• WHAT IS NEEDED: Which lines below hold the word "matplotlib"? Report each one.

• RECORDS SHOWN:
* BEGIN *

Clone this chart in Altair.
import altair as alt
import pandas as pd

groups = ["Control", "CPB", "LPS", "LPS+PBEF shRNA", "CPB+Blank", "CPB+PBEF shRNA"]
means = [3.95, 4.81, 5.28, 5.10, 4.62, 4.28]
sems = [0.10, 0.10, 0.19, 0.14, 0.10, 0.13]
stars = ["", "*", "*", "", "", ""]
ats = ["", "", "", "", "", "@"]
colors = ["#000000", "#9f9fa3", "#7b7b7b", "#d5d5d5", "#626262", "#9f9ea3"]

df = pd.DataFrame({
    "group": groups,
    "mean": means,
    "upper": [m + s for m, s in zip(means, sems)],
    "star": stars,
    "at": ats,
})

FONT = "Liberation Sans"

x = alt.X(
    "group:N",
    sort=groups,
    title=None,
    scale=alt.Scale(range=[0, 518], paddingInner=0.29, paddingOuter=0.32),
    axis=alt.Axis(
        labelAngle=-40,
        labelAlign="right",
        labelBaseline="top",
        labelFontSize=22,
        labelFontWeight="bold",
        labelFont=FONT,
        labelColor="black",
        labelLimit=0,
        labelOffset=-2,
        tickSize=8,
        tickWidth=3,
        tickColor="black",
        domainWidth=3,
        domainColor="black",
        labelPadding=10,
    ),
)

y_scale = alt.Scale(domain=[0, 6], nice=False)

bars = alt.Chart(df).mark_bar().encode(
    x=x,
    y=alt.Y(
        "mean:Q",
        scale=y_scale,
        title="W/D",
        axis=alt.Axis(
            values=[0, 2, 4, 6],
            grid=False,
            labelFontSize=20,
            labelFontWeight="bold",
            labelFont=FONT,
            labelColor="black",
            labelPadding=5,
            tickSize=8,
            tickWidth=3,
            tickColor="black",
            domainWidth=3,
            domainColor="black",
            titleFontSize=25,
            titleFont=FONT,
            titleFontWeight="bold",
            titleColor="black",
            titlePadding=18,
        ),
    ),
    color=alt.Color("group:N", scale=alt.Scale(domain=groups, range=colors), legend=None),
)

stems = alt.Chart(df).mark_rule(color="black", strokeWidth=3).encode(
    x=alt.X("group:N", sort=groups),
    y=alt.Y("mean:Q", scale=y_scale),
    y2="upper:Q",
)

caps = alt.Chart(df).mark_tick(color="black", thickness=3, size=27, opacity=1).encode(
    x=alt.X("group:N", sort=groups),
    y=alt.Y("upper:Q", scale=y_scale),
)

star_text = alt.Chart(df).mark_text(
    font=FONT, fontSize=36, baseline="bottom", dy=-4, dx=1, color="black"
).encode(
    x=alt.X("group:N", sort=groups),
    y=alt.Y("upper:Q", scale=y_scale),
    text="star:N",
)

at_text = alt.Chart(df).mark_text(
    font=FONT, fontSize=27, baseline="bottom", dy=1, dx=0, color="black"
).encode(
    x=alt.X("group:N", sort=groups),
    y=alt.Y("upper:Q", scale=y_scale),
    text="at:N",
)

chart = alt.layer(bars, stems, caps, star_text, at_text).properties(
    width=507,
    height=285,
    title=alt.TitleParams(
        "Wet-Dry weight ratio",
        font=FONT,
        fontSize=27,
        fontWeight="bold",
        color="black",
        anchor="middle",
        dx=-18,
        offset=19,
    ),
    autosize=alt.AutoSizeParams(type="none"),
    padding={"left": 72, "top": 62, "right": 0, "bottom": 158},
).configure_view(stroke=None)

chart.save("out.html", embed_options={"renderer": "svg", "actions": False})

* END *
* BEGIN *

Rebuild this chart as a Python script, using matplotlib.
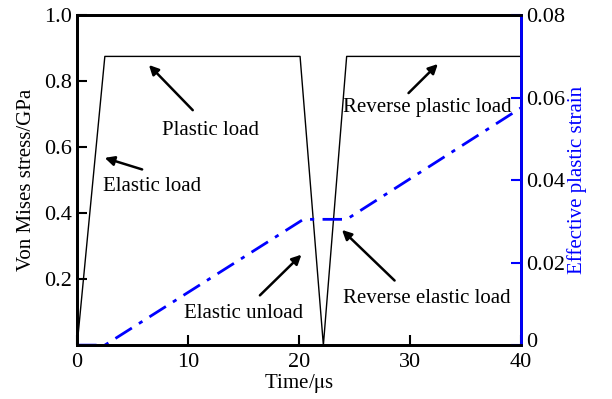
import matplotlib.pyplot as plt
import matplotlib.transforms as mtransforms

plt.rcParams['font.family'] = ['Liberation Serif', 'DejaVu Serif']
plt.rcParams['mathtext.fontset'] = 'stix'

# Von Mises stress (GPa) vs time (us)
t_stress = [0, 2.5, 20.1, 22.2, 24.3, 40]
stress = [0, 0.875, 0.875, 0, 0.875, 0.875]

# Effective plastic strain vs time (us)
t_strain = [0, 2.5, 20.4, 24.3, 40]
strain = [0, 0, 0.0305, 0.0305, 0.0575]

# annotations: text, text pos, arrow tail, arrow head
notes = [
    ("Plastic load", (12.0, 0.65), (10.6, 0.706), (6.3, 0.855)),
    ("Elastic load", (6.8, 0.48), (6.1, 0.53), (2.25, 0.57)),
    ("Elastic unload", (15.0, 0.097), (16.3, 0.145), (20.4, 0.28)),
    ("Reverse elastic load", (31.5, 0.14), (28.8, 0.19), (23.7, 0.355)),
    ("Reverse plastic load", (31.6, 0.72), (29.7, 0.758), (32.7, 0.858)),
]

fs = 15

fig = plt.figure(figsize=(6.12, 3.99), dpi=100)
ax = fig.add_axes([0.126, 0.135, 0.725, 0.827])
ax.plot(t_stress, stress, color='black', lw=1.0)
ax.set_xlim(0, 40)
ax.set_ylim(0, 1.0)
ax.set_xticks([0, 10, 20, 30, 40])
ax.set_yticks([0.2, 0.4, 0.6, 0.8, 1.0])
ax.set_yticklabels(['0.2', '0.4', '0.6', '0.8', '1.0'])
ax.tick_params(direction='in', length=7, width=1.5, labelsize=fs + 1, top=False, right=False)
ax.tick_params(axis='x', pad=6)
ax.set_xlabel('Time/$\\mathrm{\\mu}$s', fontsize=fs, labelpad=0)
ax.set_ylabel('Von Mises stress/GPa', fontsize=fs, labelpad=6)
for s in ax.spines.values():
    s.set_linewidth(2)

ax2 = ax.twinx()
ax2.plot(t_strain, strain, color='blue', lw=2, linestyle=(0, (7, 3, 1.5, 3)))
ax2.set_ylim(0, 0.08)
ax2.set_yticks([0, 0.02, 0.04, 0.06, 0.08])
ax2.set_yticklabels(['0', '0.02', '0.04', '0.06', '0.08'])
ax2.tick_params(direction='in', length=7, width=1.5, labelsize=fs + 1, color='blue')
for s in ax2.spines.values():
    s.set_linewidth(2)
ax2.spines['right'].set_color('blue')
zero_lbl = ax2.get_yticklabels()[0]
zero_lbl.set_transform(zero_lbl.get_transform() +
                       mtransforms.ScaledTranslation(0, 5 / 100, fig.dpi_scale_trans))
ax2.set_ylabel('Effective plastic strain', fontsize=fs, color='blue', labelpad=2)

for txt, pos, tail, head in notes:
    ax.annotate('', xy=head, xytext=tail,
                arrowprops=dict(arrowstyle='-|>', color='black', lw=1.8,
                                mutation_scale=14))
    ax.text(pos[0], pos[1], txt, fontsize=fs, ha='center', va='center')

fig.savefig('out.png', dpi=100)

* END *
* BEGIN *

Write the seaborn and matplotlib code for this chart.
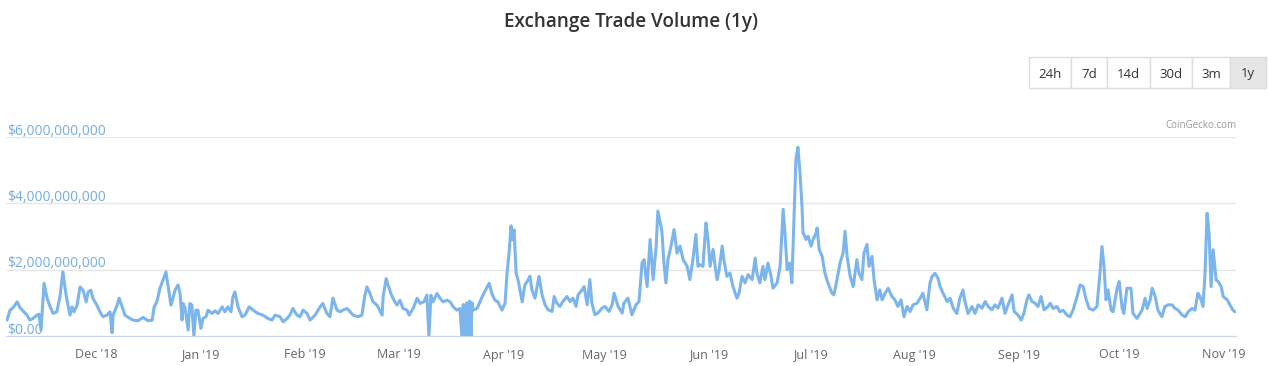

* END *

• WRITTEN SOLUTION:
Rebuild this chart as a Python script, using matplotlib.
import matplotlib.pyplot as plt
import matplotlib.transforms as mtransforms
Write the seaborn and matplotlib code for this chart.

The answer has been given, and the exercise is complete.